━━━ Recorded data
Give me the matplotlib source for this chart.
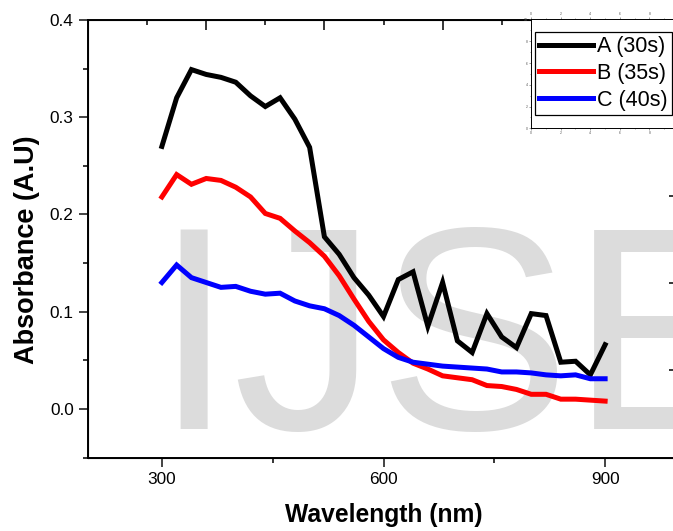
import matplotlib

matplotlib.use("Agg")

import matplotlib.pyplot as plt
from matplotlib.ticker import MultipleLocator

plt.rcParams["font.family"] = ["Liberation Sans", "DejaVu Sans"]

# --- dados ------------------------------------------------------------------
wavelength = [300, 320, 340, 360, 380, 400, 420, 440, 460, 480, 500, 520, 540,
              560, 580, 600, 620, 640, 660, 680, 700, 720, 740, 760, 780, 800,
              820, 840, 860, 880, 900]
abs_a = [0.270, 0.320, 0.349, 0.344, 0.341, 0.336, 0.322, 0.311, 0.320, 0.298,
         0.269, 0.177, 0.159, 0.135, 0.117, 0.095, 0.133, 0.141, 0.085, 0.130,
         0.070, 0.058, 0.098, 0.074, 0.063, 0.098, 0.096, 0.048, 0.049, 0.035,
         0.066]
abs_b = [0.218, 0.241, 0.231, 0.237, 0.235, 0.228, 0.218, 0.201, 0.196, 0.183,
         0.171, 0.157, 0.137, 0.113, 0.090, 0.071, 0.058, 0.047, 0.041, 0.034,
         0.032, 0.030, 0.024, 0.023, 0.020, 0.015, 0.015, 0.010, 0.010, 0.009,
         0.008]
abs_c = [0.130, 0.148, 0.135, 0.130, 0.125, 0.126, 0.121, 0.118, 0.119, 0.111,
         0.106, 0.103, 0.096, 0.086, 0.074, 0.062, 0.053, 0.048, 0.046, 0.044,
         0.043, 0.042, 0.041, 0.038, 0.038, 0.037, 0.035, 0.034, 0.035, 0.031,
         0.031]
labels = ["A (30s)", "B (35s)", "C (40s)"]
colors = ["#000000", "#ff0000", "#0000ff"]

W, H = 673, 531
fig = plt.figure(figsize=(W / 100, H / 100), dpi=100)

# eixo principal (a borda direita fica fora da figura, como no original)
x0, x1, y0, y1 = 88, 679, 20, 457.5
ax = fig.add_axes([x0 / W, 1 - y1 / H, (x1 - x0) / W, (y1 - y0) / H])
ax.patch.set_facecolor("none")

linhas = []
for serie, cor, rot in zip([abs_a, abs_b, abs_c], colors, labels):
    (ln,) = ax.plot(wavelength, serie, color=cor, lw=3.6, label=rot,
                    solid_joinstyle="miter", zorder=2)
    linhas.append(ln)

ax.set_xlim(200, 1000)
ax.set_ylim(-0.05, 0.4)
ax.set_xticks([300, 600, 900])
ax.xaxis.set_minor_locator(MultipleLocator(150))
ax.set_yticks([0.0, 0.1, 0.2, 0.3, 0.4])
ax.yaxis.set_minor_locator(MultipleLocator(0.05))
ax.set_yticklabels(["0.0", "0.1", "0.2", "0.3", "0.4"])
ax.tick_params(which="major", direction="out", length=6.8, width=1.1,
               labelsize=12.4, pad=3.5, color="#111111")
ax.tick_params(which="minor", direction="out", length=3.8, width=1.1)
ax.tick_params(top=False, right=False, which="both")
for s in ax.spines.values():
    s.set_linewidth(1.2)

ax.set_xlabel("Wavelength (nm)", fontsize=17.7, fontweight="bold")
ax.xaxis.set_label_coords(0.5, -0.105)
ax.set_ylabel("Absorbance (A.U)", fontsize=19.5, fontweight="bold")
ax.yaxis.set_label_coords(-0.082, 0.476)

# marca d'água
ax.text(153 / W, 1 - 429 / H, "IJSE", transform=fig.transFigure,
        fontsize=208, color="#dcdcdc", ha="left", va="baseline",
        zorder=0.5, clip_on=False)

# eixo superior (ticks internos, camada do Origin)
ax_top = ax.twiny()
ax_top.set_xlim(ax.get_xlim())
ax_top.set_xticks([360, 520, 680, 840])
ax_top.set_xticks([280, 440, 600, 760, 920], minor=True)
ax_top.tick_params(axis="x", which="major", direction="in", length=7.2,
                   width=1.1, labeltop=False, labelbottom=False)
ax_top.tick_params(axis="x", which="minor", direction="in", length=3.6,
                   width=1.1)
ax_top.patch.set_visible(False)
for s in ax_top.spines.values():
    s.set_linewidth(1.2)

# eixo direito (ticks internos)
ax_right = ax.twinx()
ax_right.set_ylim(ax.get_ylim())
ax_right.set_yticks([0.040, 0.1297, 0.2194, 0.3091, 0.3988])
ax_right.tick_params(axis="y", direction="in", length=7.2, width=1.1,
                     labelright=False, labelleft=False)
ax_right.patch.set_visible(False)

# camada da legenda
lx0, lx1, ly0, ly1 = 531, 679, 19.5, 128.3
ax_leg = fig.add_axes([lx0 / W, 1 - ly1 / H, (lx1 - lx0) / W, (ly1 - ly0) / H])
ax_leg.set_xlim(0, 10)
ax_leg.set_ylim(0, 10)
ax_leg.patch.set_facecolor("white")
ax_leg.xaxis.set_major_locator(MultipleLocator(2))
ax_leg.xaxis.set_minor_locator(MultipleLocator(1))
ax_leg.yaxis.set_major_locator(MultipleLocator(2))
ax_leg.yaxis.set_minor_locator(MultipleLocator(1))
ax_leg.tick_params(which="both", direction="out", labelsize=2.5, pad=0.8,
                   width=0.4, colors="#555555", top=True, labeltop=True)
ax_leg.tick_params(which="major", length=1.5)
ax_leg.tick_params(which="minor", length=0.8)
for s in ax_leg.spines.values():
    s.set_linewidth(0.7)

leg = ax_leg.legend(handles=linhas, labels=labels, loc="upper right",
                    bbox_to_anchor=((671.7 - lx0) / (lx1 - lx0),
                                    (ly1 - 32.3) / (ly1 - ly0)),
                    frameon=True, fancybox=False, shadow=False,
                    fontsize=15.5, handlelength=2.5, handletextpad=0.19,
                    labelspacing=0.27, borderpad=0.18, borderaxespad=0,
                    framealpha=1)
leg.get_frame().set_edgecolor("#000000")
leg.get_frame().set_linewidth(0.9)
for h in leg.legend_handles:
    h.set_linewidth(3.6)

fig.savefig("out.png", dpi=100, facecolor="white")
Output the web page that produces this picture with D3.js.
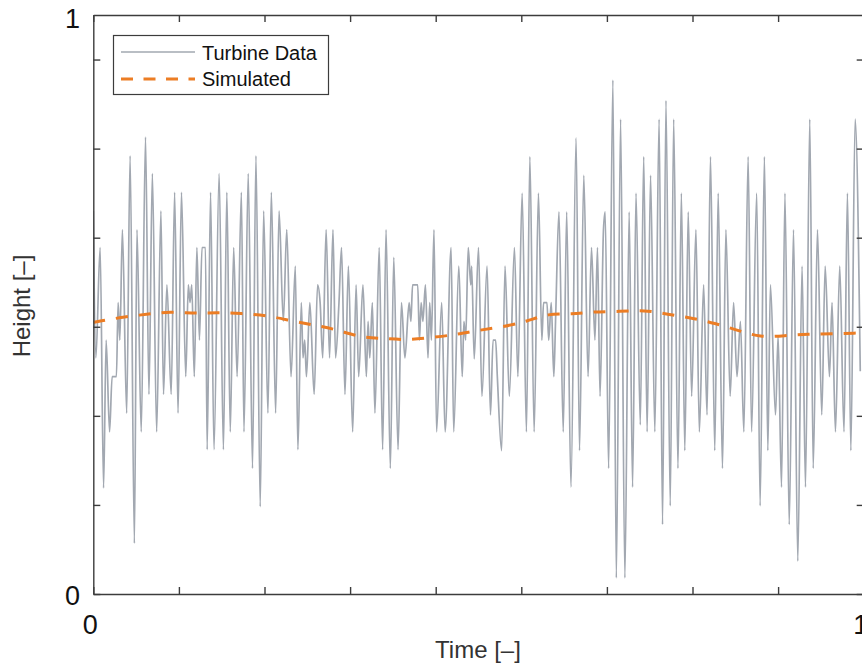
<!DOCTYPE html>
<html>
<head>
<meta charset="utf-8">
<script src="https://cdn.jsdelivr.net/npm/d3@7"></script>
<style>
  body { margin: 0; background: #fff; }
  svg { display: block; }
</style>
</head>
<body>
<svg id="chart" width="862" height="671"></svg>
<script>
// time in tick units (0..9), height in tick units (0..6.5)
var turbineTime = [0,0.03,0.08,0.12,0.15,0.19,0.22,0.27,0.29,0.31,0.34,0.39,0.43,0.48,0.51,0.56,0.61,0.65,0.69,0.74,
  0.79,0.82,0.86,0.91,0.95,0.99,1.03,1.08,1.11,1.13,1.15,1.18,1.21,1.24,1.27,1.31,1.33,1.37,1.41,1.47,
  1.52,1.56,1.60,1.64,1.68,1.73,1.76,1.81,1.86,1.90,1.95,1.99,2.04,2.08,2.13,2.17,2.22,2.26,2.31,2.36,
  2.39,2.43,2.45,2.47,2.49,2.53,2.58,2.62,2.65,2.68,2.72,2.76,2.80,2.83,2.87,2.90,2.94,2.98,3.03,3.07,
  3.10,3.15,3.19,3.21,3.23,3.26,3.29,3.34,3.38,3.42,3.47,3.51,3.56,3.60,3.64,3.69,3.71,3.73,3.79,3.81,
  3.83,3.85,3.88,3.91,3.93,3.95,3.98,4.01,4.07,4.11,4.18,4.21,4.27,4.31,4.33,4.35,4.38,4.41,4.42,4.45,
  4.50,4.54,4.60,4.64,4.67,4.70,4.72,4.77,4.81,4.86,4.92,4.96,5.01,5.06,5.10,5.15,5.20,5.24,5.26,5.30,
  5.32,5.35,5.38,5.40,5.44,5.49,5.53,5.58,5.64,5.68,5.73,5.78,5.82,5.86,5.89,5.92,5.96,5.98,6.02,6.07,
  6.11,6.16,6.21,6.26,6.30,6.34,6.39,6.43,6.47,6.51,6.56,6.61,6.65,6.69,6.74,6.78,6.83,6.87,6.91,6.95,
  6.99,7.04,7.08,7.13,7.17,7.21,7.26,7.30,7.35,7.39,7.44,7.48,7.52,7.56,7.60,7.65,7.69,7.75,7.79,7.84,
  7.88,7.91,7.97,8.00,8.04,8.08,8.13,8.18,8.23,8.28,8.32,8.37,8.41,8.46,8.51,8.55,8.60,8.63,8.67,8.72,
  8.77,8.81,8.85,8.90,8.96];
var turbineHeight = [4.30,2.65,3.89,1.19,2.85,1.82,2.44,2.44,3.27,2.85,4.09,2.03,4.92,0.57,4.09,1.82,5.13,2.24,4.72,1.82,
  4.30,2.24,3.47,2.24,4.51,2.03,4.51,2.44,3.47,3.27,3.47,2.44,3.89,2.85,3.89,3.89,1.62,4.51,1.62,4.72,
  1.62,4.51,1.82,3.89,2.44,4.51,1.82,4.72,1.41,4.92,0.98,4.30,2.03,4.51,2.03,4.30,3.06,4.09,2.44,3.68,
  1.62,3.27,2.65,2.85,2.44,3.27,2.24,3.47,3.27,2.65,4.09,2.65,4.09,2.65,3.27,3.89,2.24,3.68,1.82,3.47,
  2.44,3.47,2.44,3.06,2.65,3.27,2.03,3.89,1.62,4.09,1.41,3.78,1.62,3.27,2.65,3.27,3.06,3.47,3.47,2.85,
  3.27,3.06,3.47,2.65,3.27,2.85,4.09,1.82,3.27,1.82,3.89,1.82,3.68,2.44,3.06,2.85,3.89,3.47,3.68,2.64,
  3.89,2.22,3.68,2.01,2.85,2.85,2.44,1.61,3.68,2.22,3.89,2.44,4.50,1.82,4.91,1.82,4.50,2.85,3.27,3.27,
  2.85,3.27,2.44,3.06,4.29,1.82,4.29,1.20,5.12,1.61,4.70,2.44,3.89,2.85,3.89,2.22,4.09,4.29,1.41,5.77,
  0.18,5.33,0.18,4.29,1.20,4.50,1.90,4.91,1.82,4.70,1.82,5.33,0.78,5.54,0.99,5.33,1.41,4.50,1.61,4.29,
  2.22,4.09,1.82,3.47,2.01,4.91,1.61,4.50,1.41,4.09,2.22,3.27,2.44,3.06,1.82,4.91,1.82,4.50,0.99,4.91,
  1.61,3.47,2.01,2.90,1.20,4.50,0.78,4.09,0.37,3.68,1.20,5.33,1.41,4.09,2.01,3.68,2.44,3.27,1.82,3.68,
  1.82,4.50,1.61,5.33,2.50];

var simTime = [0,0.06,0.35,0.62,0.90,1.19,1.44,1.73,2.01,2.30,2.57,2.84,3.12,3.39,3.66,3.95,4.23,
  4.49,4.79,5.07,5.31,5.59,5.84,6.15,6.44,6.71,6.99,7.26,7.53,7.79,8.08,8.35,8.63,8.92,9];
var simHeight = [3.05,3.06,3.11,3.14,3.17,3.15,3.16,3.15,3.13,3.07,3.02,2.97,2.88,2.87,2.85,2.88,2.91,
  2.96,3.00,3.06,3.15,3.14,3.17,3.17,3.19,3.14,3.10,3.04,2.96,2.88,2.90,2.92,2.92,2.93,2.93];

var seriesNames = ["Turbine Data", "Simulated"];
var xTickLabels = ["0", "1"];
var yTickLabels = ["0", "1"];

var turbine = turbineTime.map(function(t, i) { return {t: t, h: turbineHeight[i]}; });
var sim = simTime.map(function(t, i) { return {t: t, h: simHeight[i]}; });

var svg = d3.select("#chart");

var x = d3.scaleLinear().domain([0, 9]).range([93.3, 863.7]);
var y = d3.scaleLinear().domain([0, 6.5]).range([594, 15]);

var axisColor = "#3c3c3c";

// clip
svg.append("defs").append("clipPath").attr("id", "plotclip")
  .append("rect")
    .attr("x", x(0)).attr("y", y(6.5))
    .attr("width", x(9) - x(0)).attr("height", y(0) - y(6.5));

// lines
var line = d3.line()
  .x(function(d) { return x(d.t); })
  .y(function(d) { return y(d.h); });

svg.append("path")
  .datum(turbine)
  .attr("clip-path", "url(#plotclip)")
  .attr("fill", "none")
  .attr("stroke", "#a2a8b1")
  .attr("stroke-width", 1.7)
  .attr("d", line.curve(d3.curveMonotoneX));

svg.append("path")
  .datum(sim)
  .attr("clip-path", "url(#plotclip)")
  .attr("fill", "none")
  .attr("stroke", "#ec7d24")
  .attr("stroke-width", 3)
  .attr("stroke-dasharray", "12,11")
  .attr("d", line.curve(d3.curveBasis));

// axes, ticks pointing inward on all four sides
var xt = d3.range(0, 10), yt = d3.range(0, 7);

function styleAxis(g) {
  g.select(".domain").attr("stroke", axisColor).attr("stroke-width", 1.4);
  g.selectAll(".tick line").attr("stroke", axisColor).attr("stroke-width", 1.4);
  g.selectAll(".tick text").remove();
}

svg.append("g").attr("transform", "translate(0," + y(0) + ")")
  .call(d3.axisBottom(x).tickValues(xt).tickSizeInner(-7).tickSizeOuter(0)).call(styleAxis);
svg.append("g").attr("transform", "translate(0," + y(6.5) + ")")
  .call(d3.axisTop(x).tickValues(xt).tickSizeInner(-7).tickSizeOuter(0)).call(styleAxis);
svg.append("g").attr("transform", "translate(" + x(0) + ",0)")
  .call(d3.axisLeft(y).tickValues(yt).tickSizeInner(-7).tickSizeOuter(0)).call(styleAxis);
svg.append("g").attr("transform", "translate(" + x(9) + ",0)")
  .call(d3.axisRight(y).tickValues(yt).tickSizeInner(-7).tickSizeOuter(0)).call(styleAxis);

// tick labels (the right-hand "1" runs off the edge, as in the original figure)
svg.selectAll(".xlab").data(xTickLabels).enter().append("text")
  .attr("x", function(d, i) { return x(i * 9) - 3; })
  .attr("y", 634)
  .attr("font-family", "'Liberation Sans', Arial, sans-serif")
  .attr("font-size", "27px")
  .attr("text-anchor", "middle")
  .attr("fill", "#111")
  .text(function(d) { return d; });

svg.selectAll(".ylab").data(yTickLabels).enter().append("text")
  .attr("x", 80)
  .attr("y", function(d, i) { return y(i * 6.5) + (i ? 13 : 11); })
  .attr("font-family", "'Liberation Sans', Arial, sans-serif")
  .attr("font-size", "27px")
  .attr("text-anchor", "end")
  .attr("fill", "#111")
  .text(function(d) { return d; });

// axis titles
svg.append("text")
  .attr("x", 478)
  .attr("y", 658)
  .attr("font-family", "'Liberation Sans', Arial, sans-serif")
  .attr("font-size", "24px")
  .attr("fill", "#333")
  .attr("text-anchor", "middle")
  .text("Time [\u2013]");

svg.append("text")
  .attr("transform", "translate(30,306) rotate(-90)")
  .attr("font-family", "'Liberation Sans', Arial, sans-serif")
  .attr("font-size", "24px")
  .attr("fill", "#333")
  .attr("text-anchor", "middle")
  .text("Height [\u2013]");

// legend
var legend = svg.append("g");
legend.append("rect")
  .attr("x", 113.5).attr("y", 35.5)
  .attr("width", 215).attr("height", 59)
  .attr("fill", "#fff")
  .attr("stroke", axisColor)
  .attr("stroke-width", 1.2);

legend.append("line")
  .attr("x1", 121).attr("x2", 195).attr("y1", 52).attr("y2", 52)
  .attr("stroke", "#a2a8b1").attr("stroke-width", 1.7);
legend.append("line")
  .attr("x1", 121).attr("x2", 195).attr("y1", 79).attr("y2", 79)
  .attr("stroke", "#ec7d24").attr("stroke-width", 3)
  .attr("stroke-dasharray", "12,10.5");

legend.selectAll("text").data(seriesNames).enter().append("text")
  .attr("x", 202)
  .attr("y", function(d, i) { return 60 + i * 26; })
  .attr("font-family", "'Liberation Sans', Arial, sans-serif")
  .attr("font-size", "20px")
  .attr("fill", "#111")
  .text(function(d) { return d; });
</script>
</body>
</html>
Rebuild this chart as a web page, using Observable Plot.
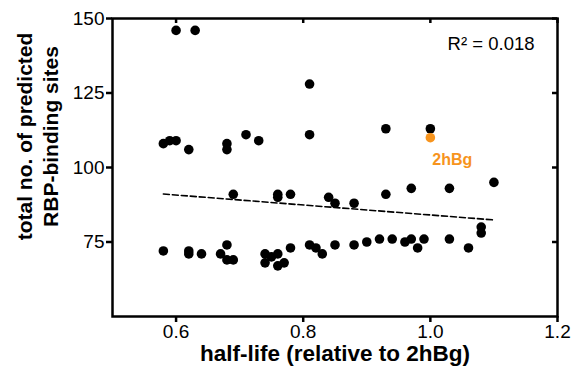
━━━━━━
**Goal of the exercise:**
Copy each line in the data that holds the word "page".

**Answer in full:**
Output the web page that produces this picture with D3.js.
Rebuild this chart as a web page, using Observable Plot.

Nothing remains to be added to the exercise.